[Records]
******

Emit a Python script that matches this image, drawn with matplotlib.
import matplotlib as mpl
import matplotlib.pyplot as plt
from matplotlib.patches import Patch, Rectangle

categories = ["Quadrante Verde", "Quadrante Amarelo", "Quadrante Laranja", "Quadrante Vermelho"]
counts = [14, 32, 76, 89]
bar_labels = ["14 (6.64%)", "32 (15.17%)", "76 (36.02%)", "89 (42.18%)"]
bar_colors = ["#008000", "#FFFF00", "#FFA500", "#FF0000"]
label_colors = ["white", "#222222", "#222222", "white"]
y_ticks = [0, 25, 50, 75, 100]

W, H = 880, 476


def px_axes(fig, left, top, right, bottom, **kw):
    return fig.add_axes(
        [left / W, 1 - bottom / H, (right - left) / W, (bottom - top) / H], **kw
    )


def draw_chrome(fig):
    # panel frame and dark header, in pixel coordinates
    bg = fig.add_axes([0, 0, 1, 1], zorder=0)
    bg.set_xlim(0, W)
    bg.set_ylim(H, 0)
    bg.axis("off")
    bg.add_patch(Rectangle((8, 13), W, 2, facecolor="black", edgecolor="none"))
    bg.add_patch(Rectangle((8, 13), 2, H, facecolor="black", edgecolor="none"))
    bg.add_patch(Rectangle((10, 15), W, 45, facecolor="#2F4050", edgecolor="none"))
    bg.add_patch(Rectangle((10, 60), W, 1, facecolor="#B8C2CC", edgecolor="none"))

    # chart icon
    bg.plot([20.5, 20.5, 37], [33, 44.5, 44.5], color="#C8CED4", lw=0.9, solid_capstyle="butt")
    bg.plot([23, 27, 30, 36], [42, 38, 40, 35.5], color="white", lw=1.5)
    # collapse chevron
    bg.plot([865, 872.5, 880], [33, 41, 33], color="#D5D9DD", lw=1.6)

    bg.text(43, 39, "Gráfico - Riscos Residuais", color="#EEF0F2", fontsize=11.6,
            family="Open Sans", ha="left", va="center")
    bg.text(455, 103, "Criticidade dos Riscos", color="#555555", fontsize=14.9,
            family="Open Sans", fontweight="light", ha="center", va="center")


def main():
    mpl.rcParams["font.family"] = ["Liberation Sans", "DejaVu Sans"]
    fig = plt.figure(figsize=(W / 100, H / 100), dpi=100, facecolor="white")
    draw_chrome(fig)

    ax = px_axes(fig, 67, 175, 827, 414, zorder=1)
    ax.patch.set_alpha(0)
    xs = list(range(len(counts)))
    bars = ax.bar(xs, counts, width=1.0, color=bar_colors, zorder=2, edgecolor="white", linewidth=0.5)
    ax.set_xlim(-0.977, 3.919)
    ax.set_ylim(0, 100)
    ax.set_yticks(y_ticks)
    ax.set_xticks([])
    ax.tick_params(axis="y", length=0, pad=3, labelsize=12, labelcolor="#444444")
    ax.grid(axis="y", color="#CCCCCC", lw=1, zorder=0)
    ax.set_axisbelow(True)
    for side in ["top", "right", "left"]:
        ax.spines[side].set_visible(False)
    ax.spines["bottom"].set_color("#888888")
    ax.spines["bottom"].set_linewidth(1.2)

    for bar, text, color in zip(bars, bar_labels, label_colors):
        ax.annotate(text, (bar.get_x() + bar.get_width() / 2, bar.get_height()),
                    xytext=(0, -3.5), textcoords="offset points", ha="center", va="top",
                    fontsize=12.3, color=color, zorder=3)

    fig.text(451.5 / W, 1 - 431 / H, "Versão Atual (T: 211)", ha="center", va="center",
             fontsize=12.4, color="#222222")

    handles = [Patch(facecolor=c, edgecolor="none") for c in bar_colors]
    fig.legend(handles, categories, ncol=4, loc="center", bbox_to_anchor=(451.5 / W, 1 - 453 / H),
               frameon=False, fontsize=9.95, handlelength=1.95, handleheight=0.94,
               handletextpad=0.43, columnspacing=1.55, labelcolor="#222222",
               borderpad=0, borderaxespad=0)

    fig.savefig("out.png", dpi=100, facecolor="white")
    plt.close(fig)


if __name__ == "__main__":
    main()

******

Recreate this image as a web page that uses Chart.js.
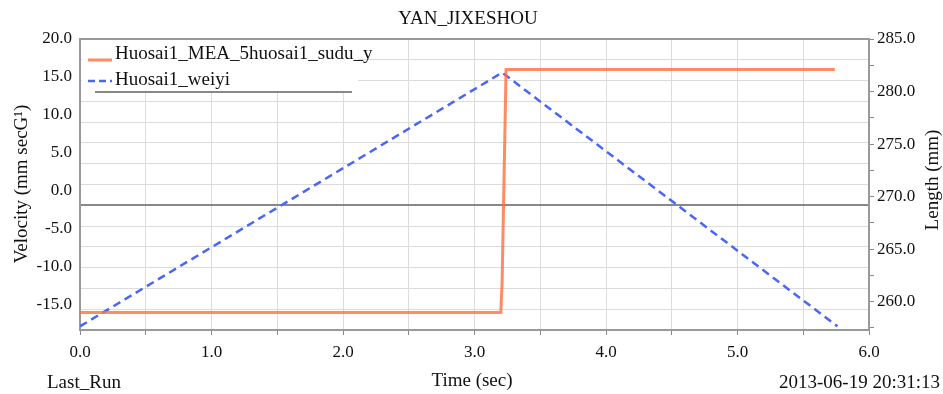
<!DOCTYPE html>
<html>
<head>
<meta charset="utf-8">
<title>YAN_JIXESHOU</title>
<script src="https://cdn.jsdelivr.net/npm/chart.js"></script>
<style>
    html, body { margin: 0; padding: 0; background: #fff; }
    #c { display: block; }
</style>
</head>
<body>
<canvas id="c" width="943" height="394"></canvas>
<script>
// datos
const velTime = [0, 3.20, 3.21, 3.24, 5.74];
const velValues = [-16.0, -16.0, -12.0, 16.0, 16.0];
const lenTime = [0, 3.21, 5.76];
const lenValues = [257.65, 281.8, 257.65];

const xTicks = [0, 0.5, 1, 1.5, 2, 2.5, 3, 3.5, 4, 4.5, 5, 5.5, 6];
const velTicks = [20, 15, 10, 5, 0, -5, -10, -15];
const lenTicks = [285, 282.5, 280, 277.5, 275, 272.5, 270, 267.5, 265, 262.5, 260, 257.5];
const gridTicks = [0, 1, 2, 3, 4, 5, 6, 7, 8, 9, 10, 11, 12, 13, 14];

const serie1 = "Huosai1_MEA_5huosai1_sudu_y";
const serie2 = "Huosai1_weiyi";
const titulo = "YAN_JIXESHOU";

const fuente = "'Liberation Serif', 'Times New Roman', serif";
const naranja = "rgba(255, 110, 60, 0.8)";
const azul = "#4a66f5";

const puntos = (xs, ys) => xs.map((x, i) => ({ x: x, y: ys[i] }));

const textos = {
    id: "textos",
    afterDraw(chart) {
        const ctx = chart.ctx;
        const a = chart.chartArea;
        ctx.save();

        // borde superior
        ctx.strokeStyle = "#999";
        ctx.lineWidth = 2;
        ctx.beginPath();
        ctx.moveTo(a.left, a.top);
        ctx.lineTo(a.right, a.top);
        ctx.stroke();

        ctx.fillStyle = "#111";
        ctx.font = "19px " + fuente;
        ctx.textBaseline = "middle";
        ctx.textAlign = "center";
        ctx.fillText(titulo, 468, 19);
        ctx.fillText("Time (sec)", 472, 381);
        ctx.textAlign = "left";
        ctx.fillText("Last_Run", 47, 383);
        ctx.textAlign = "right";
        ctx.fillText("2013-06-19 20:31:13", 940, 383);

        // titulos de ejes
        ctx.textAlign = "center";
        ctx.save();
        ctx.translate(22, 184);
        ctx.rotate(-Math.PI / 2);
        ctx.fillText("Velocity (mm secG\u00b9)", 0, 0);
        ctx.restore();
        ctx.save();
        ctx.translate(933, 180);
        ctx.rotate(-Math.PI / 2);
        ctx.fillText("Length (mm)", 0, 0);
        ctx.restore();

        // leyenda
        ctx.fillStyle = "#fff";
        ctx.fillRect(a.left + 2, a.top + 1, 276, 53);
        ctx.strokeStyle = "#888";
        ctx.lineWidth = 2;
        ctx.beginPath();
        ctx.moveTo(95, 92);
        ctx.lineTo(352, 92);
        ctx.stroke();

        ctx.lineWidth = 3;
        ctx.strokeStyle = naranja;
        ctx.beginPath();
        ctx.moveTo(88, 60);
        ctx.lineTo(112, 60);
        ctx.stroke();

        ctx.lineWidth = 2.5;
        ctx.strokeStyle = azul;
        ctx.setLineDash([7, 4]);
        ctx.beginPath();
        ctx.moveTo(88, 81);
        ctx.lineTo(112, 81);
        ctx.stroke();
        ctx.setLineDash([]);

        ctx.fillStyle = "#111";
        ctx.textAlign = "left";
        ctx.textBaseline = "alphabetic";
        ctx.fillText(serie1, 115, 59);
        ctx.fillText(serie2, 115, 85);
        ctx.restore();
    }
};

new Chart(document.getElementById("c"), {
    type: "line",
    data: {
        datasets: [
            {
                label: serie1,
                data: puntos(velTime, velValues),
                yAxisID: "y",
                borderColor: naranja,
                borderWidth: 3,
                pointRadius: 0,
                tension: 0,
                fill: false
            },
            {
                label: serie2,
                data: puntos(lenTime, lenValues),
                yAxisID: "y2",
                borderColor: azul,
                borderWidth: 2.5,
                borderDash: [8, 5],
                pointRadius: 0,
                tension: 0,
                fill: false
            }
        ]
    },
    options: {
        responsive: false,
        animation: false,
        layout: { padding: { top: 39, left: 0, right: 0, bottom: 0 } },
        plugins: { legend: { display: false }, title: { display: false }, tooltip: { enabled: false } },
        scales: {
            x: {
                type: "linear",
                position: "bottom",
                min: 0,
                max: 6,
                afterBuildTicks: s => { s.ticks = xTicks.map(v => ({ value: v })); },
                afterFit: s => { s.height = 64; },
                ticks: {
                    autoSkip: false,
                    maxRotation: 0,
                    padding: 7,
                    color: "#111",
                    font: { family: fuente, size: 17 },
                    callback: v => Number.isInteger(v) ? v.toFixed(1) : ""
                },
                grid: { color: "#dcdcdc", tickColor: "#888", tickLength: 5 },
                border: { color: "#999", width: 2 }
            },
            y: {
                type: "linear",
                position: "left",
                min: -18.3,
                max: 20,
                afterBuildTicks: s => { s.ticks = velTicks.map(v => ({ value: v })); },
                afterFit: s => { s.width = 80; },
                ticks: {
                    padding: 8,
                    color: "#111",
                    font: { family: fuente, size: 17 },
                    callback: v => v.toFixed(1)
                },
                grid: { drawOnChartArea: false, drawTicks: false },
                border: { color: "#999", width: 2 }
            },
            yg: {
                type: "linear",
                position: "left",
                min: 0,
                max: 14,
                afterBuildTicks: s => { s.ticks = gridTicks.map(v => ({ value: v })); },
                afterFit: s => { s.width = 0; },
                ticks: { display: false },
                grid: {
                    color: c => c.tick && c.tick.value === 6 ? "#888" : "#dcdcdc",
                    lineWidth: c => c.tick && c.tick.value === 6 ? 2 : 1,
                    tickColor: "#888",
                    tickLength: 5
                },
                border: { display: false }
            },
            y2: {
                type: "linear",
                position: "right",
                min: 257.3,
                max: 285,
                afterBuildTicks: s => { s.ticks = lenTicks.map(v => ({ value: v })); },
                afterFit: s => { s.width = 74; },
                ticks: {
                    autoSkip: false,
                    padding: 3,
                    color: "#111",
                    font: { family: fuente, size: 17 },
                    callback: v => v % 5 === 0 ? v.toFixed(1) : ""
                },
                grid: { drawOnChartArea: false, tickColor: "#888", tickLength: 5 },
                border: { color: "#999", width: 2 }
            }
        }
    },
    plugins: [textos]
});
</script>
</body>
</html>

******

• **Set task**: Extract from the records above the lines from the one containing "Emit a Python" to the one containing "from matplotlib.patches import", both lines included, exactly as they appear and with nothing else.

• **Full output**:
Emit a Python script that matches this image, drawn with matplotlib.
import matplotlib as mpl
import matplotlib.pyplot as plt
from matplotlib.patches import Patch, Rectangle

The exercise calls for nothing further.